The present invention generally relates to programmable memory cell devices and more particularly to a so-called BIC memory cell device and a manufacturing method thereof.
A BIC (Breakdown-of-Insulator-for-Conduction) memory cell device is a programmable memory cell device comprising a MOS transistor having a drain region connected to a bit line via a thin insulator film and a source region connected to the ground (see for example, Sato N. et al. A New Programmable Cell Utilizing Insulator Breakdown. IEDM 85, pp.639-642, IEEE 1985). The gate of the MOS transistor is connected to a word line and the writing of a data is made by causing a breakdown in the thin insulator film by applying a high voltage to a selected bit line while at the same time applying a predetermined voltage to a selected word line. This high voltage is chosen such that the thin insulator film is destroyed with reliability at this voltage. Responsive to the breakdown of the thin insulator film, the drain of the MOS transistor is connected directly to the bit line. When reading out the data, another bit line voltage substantially lower than the first bit line voltage is applied to a selected bit line while applying the predetermined word line voltage to a selected word line. This second bit line voltage is chosen such that the breakdown of the thin insulator film does not occur even when such a voltage is applied to the bit line. When the addressed memory cell is the one already written with a data, the bit line is connected to the ground via the MOS transistor and the bit line voltage thus produced assumes a low level state. When the addressed memory cell is not written with the data, on the contrary, the bit line is insulated from the ground and thus the bit line voltage assumes a high level state.
Such a device has a simple structure and easily manufactured in a form of integrated circuit. Further, it can be manufactured by a step which is almost the same as the manufacturing step of a dynamic random access memory and thus the manufacturing cost can be reduced. Further, such a memory device is more reliable as compared to conventional programmable read only memories using fuse as the means for writing the data. Furthermore, the BIC memory cell device has a writing speed of less than 1 .mu.sec which is faster than any other programmable read only memories available at the present time.

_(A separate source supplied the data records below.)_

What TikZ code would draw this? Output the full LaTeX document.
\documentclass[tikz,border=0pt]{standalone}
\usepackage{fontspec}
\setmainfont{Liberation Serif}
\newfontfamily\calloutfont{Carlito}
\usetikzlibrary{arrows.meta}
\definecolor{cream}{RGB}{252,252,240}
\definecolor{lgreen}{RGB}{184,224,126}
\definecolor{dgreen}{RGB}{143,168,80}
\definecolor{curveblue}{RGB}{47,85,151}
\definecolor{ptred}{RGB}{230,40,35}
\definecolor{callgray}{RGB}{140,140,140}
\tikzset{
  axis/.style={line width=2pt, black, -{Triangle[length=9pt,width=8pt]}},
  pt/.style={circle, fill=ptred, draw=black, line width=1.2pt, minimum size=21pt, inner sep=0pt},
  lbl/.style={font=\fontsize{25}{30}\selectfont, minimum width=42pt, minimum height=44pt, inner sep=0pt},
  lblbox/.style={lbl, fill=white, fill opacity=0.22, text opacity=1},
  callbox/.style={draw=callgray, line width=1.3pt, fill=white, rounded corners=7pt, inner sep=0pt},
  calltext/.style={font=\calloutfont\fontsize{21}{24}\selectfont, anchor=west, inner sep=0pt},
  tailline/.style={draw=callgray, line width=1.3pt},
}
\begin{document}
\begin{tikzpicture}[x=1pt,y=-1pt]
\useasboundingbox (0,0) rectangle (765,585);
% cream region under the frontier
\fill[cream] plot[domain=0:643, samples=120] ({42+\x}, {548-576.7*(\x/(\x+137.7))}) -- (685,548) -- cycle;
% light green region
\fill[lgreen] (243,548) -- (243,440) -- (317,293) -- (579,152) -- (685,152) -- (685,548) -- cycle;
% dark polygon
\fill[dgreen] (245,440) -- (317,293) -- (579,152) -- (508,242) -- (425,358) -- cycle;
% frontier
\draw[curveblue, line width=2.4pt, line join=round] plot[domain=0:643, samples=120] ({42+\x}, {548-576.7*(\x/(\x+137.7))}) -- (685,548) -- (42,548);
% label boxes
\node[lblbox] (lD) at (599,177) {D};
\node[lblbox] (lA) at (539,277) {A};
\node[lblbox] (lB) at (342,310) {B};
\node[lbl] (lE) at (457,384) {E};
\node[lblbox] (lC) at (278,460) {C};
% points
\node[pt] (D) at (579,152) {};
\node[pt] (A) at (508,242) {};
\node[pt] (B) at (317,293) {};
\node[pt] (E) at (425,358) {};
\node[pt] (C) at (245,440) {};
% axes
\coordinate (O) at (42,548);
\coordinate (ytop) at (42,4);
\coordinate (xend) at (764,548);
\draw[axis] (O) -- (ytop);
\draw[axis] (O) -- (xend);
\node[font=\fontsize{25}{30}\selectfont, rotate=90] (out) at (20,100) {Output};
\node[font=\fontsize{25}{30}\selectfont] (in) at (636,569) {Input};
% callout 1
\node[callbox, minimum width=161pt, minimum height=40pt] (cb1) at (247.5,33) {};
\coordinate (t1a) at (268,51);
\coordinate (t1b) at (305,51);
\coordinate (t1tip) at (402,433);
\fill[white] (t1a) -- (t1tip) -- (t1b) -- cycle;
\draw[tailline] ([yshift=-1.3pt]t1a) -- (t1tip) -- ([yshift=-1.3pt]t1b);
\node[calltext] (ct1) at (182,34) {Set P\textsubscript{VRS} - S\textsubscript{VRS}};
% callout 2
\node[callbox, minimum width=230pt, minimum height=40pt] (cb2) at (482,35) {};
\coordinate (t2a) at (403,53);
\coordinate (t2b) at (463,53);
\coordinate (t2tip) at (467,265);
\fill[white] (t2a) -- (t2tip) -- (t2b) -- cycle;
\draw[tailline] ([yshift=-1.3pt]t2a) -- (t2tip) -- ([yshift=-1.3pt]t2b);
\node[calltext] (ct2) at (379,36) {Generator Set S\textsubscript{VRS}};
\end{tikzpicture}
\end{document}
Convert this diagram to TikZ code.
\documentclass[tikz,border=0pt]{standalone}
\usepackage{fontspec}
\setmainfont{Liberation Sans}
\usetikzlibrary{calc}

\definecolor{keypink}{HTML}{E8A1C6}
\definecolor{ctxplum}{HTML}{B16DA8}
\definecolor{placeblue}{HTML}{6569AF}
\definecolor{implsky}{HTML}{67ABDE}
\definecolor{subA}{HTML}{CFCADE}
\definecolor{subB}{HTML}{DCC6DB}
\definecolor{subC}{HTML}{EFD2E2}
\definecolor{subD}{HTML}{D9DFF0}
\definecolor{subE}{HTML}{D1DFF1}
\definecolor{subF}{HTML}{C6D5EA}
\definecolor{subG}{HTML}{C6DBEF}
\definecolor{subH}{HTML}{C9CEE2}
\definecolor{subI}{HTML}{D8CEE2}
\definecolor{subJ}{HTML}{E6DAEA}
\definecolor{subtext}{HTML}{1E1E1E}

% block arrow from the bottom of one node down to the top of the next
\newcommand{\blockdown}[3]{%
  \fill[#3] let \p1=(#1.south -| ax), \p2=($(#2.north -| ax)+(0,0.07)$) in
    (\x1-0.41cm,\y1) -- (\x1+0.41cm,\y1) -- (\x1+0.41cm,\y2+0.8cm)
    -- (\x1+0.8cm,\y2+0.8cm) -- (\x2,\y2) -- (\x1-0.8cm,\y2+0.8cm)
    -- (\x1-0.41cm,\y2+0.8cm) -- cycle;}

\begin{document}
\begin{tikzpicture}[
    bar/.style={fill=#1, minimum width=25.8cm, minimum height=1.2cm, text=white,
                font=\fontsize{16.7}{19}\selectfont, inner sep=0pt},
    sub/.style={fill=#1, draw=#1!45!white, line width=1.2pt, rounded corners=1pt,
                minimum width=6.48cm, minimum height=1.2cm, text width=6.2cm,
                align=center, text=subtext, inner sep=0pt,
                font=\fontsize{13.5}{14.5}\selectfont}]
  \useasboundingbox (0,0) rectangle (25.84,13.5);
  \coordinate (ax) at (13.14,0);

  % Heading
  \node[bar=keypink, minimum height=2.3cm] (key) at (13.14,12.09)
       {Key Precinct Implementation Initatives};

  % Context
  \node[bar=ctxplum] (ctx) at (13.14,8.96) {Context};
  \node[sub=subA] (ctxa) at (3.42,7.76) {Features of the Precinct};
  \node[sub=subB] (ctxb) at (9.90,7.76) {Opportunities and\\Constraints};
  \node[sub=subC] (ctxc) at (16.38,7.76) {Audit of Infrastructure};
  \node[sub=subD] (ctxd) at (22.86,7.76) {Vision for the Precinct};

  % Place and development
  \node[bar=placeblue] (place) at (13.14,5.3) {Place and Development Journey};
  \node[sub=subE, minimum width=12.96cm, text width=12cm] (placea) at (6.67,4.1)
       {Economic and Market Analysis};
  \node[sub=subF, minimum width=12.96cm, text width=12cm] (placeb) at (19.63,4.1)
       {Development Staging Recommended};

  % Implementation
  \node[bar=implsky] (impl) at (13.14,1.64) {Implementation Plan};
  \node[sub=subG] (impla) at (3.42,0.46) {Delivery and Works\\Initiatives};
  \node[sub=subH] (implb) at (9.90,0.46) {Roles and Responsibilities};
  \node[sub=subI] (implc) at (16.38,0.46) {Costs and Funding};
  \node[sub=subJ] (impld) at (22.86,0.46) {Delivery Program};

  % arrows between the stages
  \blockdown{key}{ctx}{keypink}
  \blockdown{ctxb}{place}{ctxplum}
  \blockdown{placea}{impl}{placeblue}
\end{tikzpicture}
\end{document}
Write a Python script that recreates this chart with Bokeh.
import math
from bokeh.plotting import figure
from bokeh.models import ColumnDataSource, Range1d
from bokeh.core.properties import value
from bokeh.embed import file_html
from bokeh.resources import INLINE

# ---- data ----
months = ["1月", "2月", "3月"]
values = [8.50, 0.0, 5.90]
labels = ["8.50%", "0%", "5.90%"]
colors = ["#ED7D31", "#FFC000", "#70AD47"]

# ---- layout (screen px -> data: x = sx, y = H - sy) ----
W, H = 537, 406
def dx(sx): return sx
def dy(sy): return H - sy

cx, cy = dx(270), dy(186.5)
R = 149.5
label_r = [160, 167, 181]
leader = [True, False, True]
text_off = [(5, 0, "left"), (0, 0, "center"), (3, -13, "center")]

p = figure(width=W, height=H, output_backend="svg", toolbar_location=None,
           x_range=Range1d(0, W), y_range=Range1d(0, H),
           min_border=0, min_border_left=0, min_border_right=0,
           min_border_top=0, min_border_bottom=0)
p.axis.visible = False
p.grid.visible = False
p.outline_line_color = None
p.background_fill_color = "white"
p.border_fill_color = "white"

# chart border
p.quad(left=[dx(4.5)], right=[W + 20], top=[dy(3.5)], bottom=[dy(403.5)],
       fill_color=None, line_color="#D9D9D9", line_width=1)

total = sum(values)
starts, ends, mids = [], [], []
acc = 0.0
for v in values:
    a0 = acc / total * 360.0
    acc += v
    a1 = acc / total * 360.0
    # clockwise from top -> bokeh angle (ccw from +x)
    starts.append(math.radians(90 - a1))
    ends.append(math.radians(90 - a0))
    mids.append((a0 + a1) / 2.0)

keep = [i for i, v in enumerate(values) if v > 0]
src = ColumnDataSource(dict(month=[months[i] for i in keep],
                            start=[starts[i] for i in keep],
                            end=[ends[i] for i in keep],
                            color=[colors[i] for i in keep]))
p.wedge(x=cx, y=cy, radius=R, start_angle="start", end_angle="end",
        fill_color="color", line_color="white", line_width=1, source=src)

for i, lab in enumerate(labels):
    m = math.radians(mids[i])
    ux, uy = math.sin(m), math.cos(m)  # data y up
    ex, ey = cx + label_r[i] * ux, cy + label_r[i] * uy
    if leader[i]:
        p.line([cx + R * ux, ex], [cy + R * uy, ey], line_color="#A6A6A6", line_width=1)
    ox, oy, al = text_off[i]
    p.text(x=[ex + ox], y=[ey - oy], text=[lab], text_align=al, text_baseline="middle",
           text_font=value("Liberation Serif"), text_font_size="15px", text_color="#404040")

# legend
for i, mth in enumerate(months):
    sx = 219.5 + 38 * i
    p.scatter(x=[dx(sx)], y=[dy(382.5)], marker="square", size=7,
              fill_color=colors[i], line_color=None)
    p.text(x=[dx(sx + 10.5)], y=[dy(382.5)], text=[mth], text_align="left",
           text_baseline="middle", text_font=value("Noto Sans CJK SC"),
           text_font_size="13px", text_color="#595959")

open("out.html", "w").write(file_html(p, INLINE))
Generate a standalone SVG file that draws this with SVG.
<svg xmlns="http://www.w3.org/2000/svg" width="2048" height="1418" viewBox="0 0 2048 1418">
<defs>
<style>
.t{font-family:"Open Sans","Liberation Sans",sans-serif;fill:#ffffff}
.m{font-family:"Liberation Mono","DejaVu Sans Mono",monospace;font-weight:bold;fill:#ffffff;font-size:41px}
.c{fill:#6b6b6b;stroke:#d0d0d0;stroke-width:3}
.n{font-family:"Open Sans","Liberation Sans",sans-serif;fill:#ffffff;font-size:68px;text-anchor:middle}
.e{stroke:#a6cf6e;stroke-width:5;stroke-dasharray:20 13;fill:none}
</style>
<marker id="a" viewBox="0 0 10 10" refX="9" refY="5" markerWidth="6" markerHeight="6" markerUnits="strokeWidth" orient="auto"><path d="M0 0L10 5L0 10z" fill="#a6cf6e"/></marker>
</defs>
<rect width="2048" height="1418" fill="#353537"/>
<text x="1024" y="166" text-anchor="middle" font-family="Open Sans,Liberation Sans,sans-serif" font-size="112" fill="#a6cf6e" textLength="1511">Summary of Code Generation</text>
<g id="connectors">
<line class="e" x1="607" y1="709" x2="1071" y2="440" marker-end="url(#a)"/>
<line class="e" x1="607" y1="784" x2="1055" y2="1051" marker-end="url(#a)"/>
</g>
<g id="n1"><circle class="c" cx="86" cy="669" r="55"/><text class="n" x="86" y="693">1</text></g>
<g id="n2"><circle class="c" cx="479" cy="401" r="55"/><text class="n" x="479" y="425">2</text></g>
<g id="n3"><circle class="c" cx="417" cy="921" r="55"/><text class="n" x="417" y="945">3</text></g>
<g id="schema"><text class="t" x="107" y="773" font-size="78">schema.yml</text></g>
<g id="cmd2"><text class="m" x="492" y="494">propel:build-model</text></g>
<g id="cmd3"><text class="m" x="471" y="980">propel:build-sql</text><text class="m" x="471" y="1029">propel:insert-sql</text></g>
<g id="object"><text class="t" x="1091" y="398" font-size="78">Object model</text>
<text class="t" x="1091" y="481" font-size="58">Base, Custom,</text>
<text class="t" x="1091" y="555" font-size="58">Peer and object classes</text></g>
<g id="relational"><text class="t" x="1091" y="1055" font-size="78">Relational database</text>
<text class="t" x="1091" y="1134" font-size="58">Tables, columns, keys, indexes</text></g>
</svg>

In order to obtain a reliable operation in such a memory cell device, it is essential that the breakdown of the insulator film occurs uniformly at the high bit line voltage throughout a number of MOS transistors in the memory cell device. For this purpose, conventional BIC memory cell devices use a structure in which a penetrating hole, provided in an insulator layer covering the drain region of the MOS transistor so as to allow the connection of the bit line to the drain region via the thin insulator film, has a blunted cross section such that no sharp edge or kink is formed in the thin insulator film. When a sharp edge or kink is present in the thin insulator film, such a part tends to invite a concentration of electrical field and there is a substantial risk that the insulator film causes the breakdown prematurely at a low bit line voltage, for example when reading out the data from the memory cell. When such a premature breakdown occurs, erroneous writing of data is made.
In order to avoid such a problem and to secure a reliable operation, the conventional BIC memory cell device uses holes having the blunted cross section as already described. When manufacturing a BIC memory cell device having such a structure, holes for the source region and for the drain region are usually formed at the same time by etching. The sharp edge of the holes thus formed are then blunted by annealing. In such a procedure, however, there is a problem in that both of the holes, one for the source region and one for the drain region, are blunted by the annealing. As the blunted cross section is not necessary for the hole for the source region which is connected directly to the ground, and as such a blunted cross section occupies a substantial area in the substrate, there is a problem in the conventional BIC memory device that the memory cell device manufactured by such a process has an unnecessarily large size and is therefore disadvantageous for increasing an integration density when a memory cell array is constructed by assembling numerous BIC memory cell devices in a form of integrated circuit.